══ Data provided

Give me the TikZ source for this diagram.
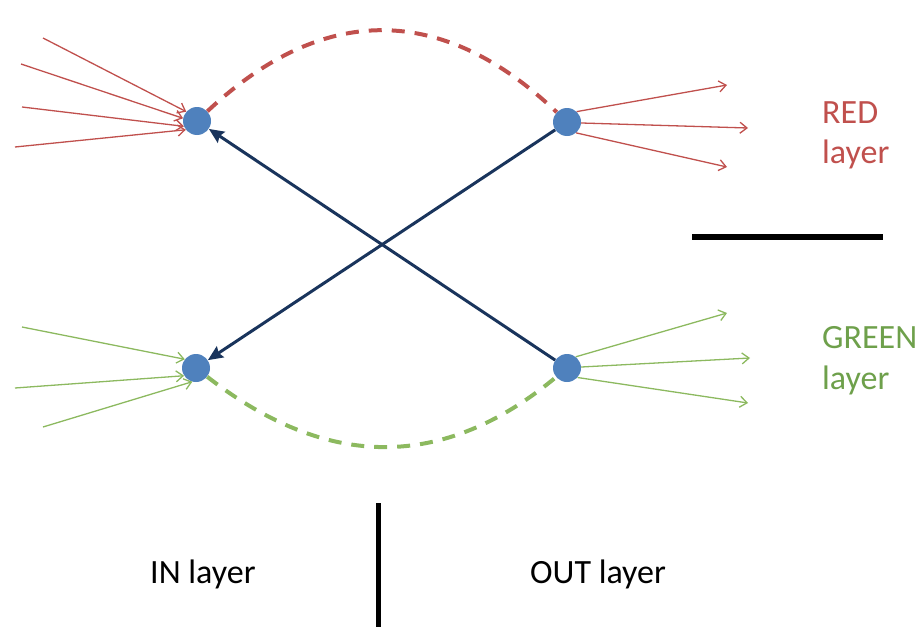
\documentclass[tikz,border=0pt]{standalone}
\usepackage{fontspec}
\setmainfont{Carlito}
\usetikzlibrary{arrows.meta}
\definecolor{dotblue}{RGB}{79,129,189}
\definecolor{navyc}{RGB}{25,52,92}
\definecolor{redl}{RGB}{192,80,77}
\definecolor{greenl}{RGB}{140,185,95}
\definecolor{greent}{RGB}{110,160,75}
\tikzset{
  dot/.style={circle, fill=dotblue, inner sep=0pt, minimum size=28pt},
  redarr/.style={draw=redl, line width=1.3pt, -{Straight Barb[length=7pt,width=11pt]}},
  greenarr/.style={draw=greenl, line width=1.3pt, -{Straight Barb[length=7pt,width=11pt]}},
  darr/.style={draw=navyc, line width=3pt, -{Stealth[length=15pt,width=13pt,inset=2pt]}},
  reddash/.style={draw=redl, line width=4pt, dash pattern=on 13pt off 10pt},
  greendash/.style={draw=greenl, line width=4pt, dash pattern=on 13pt off 10pt},
  lbl/.style={anchor=base west, inner sep=0pt, font=\fontsize{34}{40}\selectfont},
  bar/.style={draw=black, line width=5.5pt}
}
\begin{document}
\begin{tikzpicture}[x=1pt,y=-1pt]
\useasboundingbox (0,0) rectangle (916,629);
% nodes
\node[dot] (tl) at (197,121) {};
\node[dot] (tr) at (567,122) {};
\node[dot] (bl) at (196,368) {};
\node[dot] (br) at (567,368) {};
% free ends
\coordinate (r1) at (43,38);
\coordinate (r2) at (21,64);
\coordinate (r3) at (22,107);
\coordinate (r4) at (15,147);
\coordinate (ro1) at (727,85);
\coordinate (ro2) at (748,128);
\coordinate (ro3) at (727,167);
\coordinate (g1) at (22,327);
\coordinate (g2) at (15,388);
\coordinate (g3) at (43,427);
\coordinate (go1) at (727,313);
\coordinate (go2) at (750,358);
\coordinate (go3) at (748,403);
% dashed arcs
\draw[reddash] (tl) .. controls (323,3) and (442,3) .. (tr);
\draw[greendash] (bl) .. controls (327,470) and (443,471) .. (br);
% red arrows
\draw[redarr] (r1) -- (tl.139);
\draw[redarr] (r2) -- (tl.169);
\draw[redarr] (r3) -- (tl.202);
\draw[redarr] (r4) -- (tl.218);
\draw[redarr] (tr.47) -- (ro1);
\draw[redarr] (tr.356) -- (ro2);
\draw[redarr] (tr.310) -- (ro3);
% green arrows
\draw[greenarr] (g1) -- (bl.142);
\draw[greenarr] (g2) -- (bl.213);
\draw[greenarr] (g3) -- (bl.255);
\draw[greenarr] (br.52) -- (go1);
\draw[greenarr] (br.4) -- (go2);
\draw[greenarr] (br.318) -- (go3);
% crossing arrows
\draw[darr] (tr) -- (bl);
\draw[darr] (br) -- (tl);
% separators
\coordinate (h1) at (692,237);
\coordinate (h2) at (883,237);
\draw[bar, line width=6pt] (h1) -- (h2);
\coordinate (v1) at (378,503);
\coordinate (v2) at (378,627);
\draw[bar, line width=5pt] (v1) -- (v2);
% labels
\node[lbl, text=redl] (redA) at (822,123) {RED};
\node[lbl, text=redl] (redB) at (822,163) {layer};
\node[lbl, text=greent] (greenA) at (822,348) {GREEN};
\node[lbl, text=greent] (greenB) at (822,389) {layer};
\node[lbl, text=black] (inl) at (150,583) {IN layer};
\node[lbl, text=black] (outl) at (530,583) {OUT layer};
\end{tikzpicture}
\end{document}
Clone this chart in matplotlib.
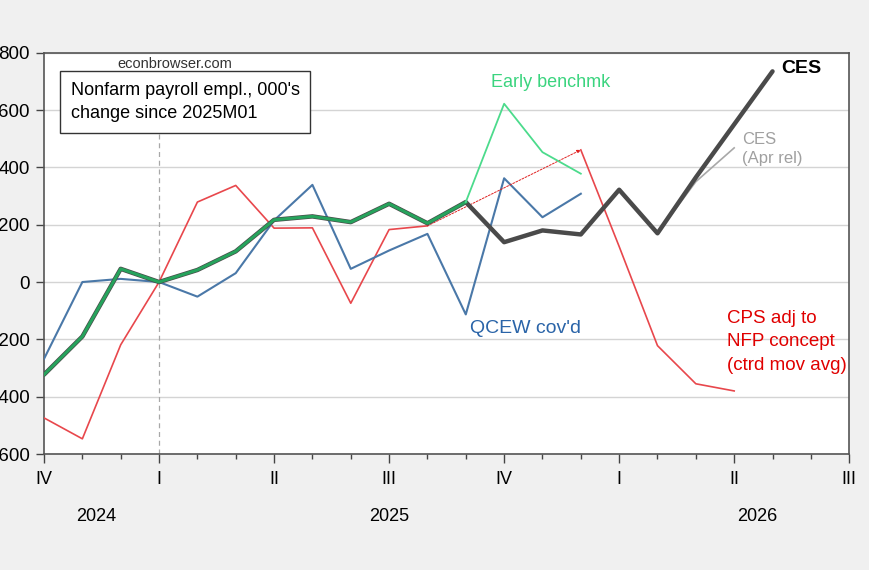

════

Exercise requirements:
Show every line where the string "this" appears.

Expected output:
Give me the TikZ source for this diagram.
Clone this chart in matplotlib.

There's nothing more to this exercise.